Mr Krok’s father took tests to become a truck driver and a welder and his mother took a course on providing social care to senior citizens in the Netherlands. Mr Krok graduated with a degree in social work from the University of Applied Sciences in Utrecht.

For the time being, the reality for Romani people in Europe is very far removed from Mr Krok’s dream. The recent explosion of racially motivated unrest targeting them is not confined to the Czech Republic. 

While the French government is deporting Romani EU citizens back to Bulgaria and Romania, in Sweden the police have been maintaining Romani genealogies, including information about minors. Even the European Union’s much-mocked political correctness is disappearing.

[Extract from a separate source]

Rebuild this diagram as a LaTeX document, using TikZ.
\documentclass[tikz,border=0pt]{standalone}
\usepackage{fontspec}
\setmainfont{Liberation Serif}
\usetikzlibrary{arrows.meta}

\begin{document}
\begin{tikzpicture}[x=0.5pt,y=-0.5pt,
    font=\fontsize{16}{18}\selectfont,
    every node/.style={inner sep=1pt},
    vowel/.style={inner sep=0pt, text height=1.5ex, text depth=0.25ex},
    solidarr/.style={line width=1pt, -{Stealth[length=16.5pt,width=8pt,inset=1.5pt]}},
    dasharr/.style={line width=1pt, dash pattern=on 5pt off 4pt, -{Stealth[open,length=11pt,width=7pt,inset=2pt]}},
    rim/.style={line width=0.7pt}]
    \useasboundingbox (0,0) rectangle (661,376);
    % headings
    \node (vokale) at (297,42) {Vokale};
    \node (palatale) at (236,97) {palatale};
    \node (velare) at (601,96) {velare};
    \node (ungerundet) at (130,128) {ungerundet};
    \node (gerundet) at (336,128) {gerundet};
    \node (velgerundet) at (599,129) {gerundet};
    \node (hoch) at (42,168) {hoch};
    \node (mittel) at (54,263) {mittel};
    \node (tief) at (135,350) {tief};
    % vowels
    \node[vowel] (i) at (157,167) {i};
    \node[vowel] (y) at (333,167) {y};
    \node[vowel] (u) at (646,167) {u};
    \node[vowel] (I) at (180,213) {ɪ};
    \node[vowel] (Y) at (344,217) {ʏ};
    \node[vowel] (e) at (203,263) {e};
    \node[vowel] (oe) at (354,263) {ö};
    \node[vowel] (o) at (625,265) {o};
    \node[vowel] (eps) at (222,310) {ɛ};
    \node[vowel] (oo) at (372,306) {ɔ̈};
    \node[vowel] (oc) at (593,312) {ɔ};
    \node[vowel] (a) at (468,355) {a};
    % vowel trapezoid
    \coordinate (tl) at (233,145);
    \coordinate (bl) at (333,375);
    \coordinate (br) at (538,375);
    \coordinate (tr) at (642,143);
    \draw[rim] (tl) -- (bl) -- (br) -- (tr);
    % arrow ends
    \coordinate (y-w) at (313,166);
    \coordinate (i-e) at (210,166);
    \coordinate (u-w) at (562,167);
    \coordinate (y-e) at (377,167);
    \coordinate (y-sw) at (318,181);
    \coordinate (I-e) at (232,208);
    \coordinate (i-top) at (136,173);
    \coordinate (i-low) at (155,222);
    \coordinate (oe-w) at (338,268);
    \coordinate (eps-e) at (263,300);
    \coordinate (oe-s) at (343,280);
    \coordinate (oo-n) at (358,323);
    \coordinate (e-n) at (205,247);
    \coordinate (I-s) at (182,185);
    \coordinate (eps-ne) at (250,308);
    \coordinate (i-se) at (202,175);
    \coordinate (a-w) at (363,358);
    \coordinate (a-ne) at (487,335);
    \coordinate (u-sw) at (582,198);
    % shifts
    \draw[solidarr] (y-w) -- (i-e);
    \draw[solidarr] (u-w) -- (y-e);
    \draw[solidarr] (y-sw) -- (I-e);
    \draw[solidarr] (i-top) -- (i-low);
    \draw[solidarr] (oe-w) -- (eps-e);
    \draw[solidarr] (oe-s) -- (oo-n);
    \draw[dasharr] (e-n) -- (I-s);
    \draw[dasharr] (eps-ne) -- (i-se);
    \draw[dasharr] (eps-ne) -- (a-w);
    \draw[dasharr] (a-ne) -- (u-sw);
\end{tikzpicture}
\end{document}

Anyone believing they might only hear words of praise about Romani people on the floor of the EP will be surprised by these quotes:

  • "Unfortunately, there are gangsters in the Romani community who turn their children into pickpockets and prostitutes." – Paul Nutall, British MEP, UK Independence Party
  • "Is this the kind of integration you want? To aid criminals who don’t send their children to school while Italian couples can’t even afford their own homes?" – Claudio Morganti, Italian MEP, Northern League (Lega Nord)
  • "The Roma cause many of their own problems themselves, through their traditions." – Philip Claeys, Belgian MEP, The Flemish Interest (Vlaams Belang)

Mr Krok does not pretend there are no problems. His main aim is change.

He intends to demonstrate that not all Romani people are the same. Now that Mr Krok has his degree and has completed his internship at the EP, he is looking for his next opportunity. The 12 % youth unemployment rate in the Netherlands doesn’t work in his favor.

He believes he will find work with his university diploma. He might even return to his native country for a few years to help.

"I’d like to work with Romani youth. I’d like to be a good role model, mainly to stimulate them to go to school," he says.